NUMERICAL MODELLING OF PRESTRESSED GEOSYNTHETIC REINFORCED SOIL

Abstract

Rapid industrialization and increase in population have resulted in scarcity of suitable ground conditions. It has driven the need of ground improvement by means of reinforcement with geosynthetics with minimum possible settlement and with maximum possible safety. Prestressing the geosynthetics offers a very quick, economical yet safe method of gaining the goal. Commercially available software PLAXIS 3D has made the analysis of prestressed geosynthetics simpler with much practical simulations of the ground conditions, saving valuable time and labour.
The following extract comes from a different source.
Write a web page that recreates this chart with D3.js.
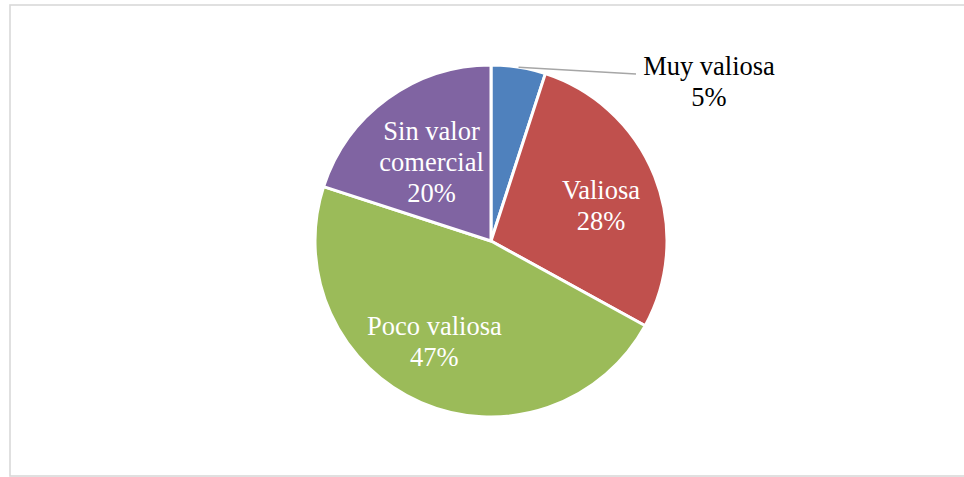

Attempts have been made, so far to analyse the effect of prestressing geosynthetics with varying conditions such as the effect of shape of the footing, the effect of depth of the footing, effect of size of footing, effect of multiple geogrid layer, the effect of two square footing placed nearby on the load bearing capacity and the settlement characteristics of prestressed geogrid reinforced soil. The prestressed geogrid reinforced (PGR) has given almost 200% increment in bearing capacity with 66% reduction in settlement with respect to ordinary Geogrid Reinforced (GR) soil. Though circular footing has given lesser value of improvement for all the cases, the bearing pressure has been found to increase with increase in size of the footing as expected. The prestressing concept is valid for footing at different depths as well. The optimum number of geogrid layers has been found to be lesser for PGR soil than GR soil. The zone of adjacency for PGR soil has increased by 67% than Unreinforced (UR) soil and almost 25 % with respect to GR soil.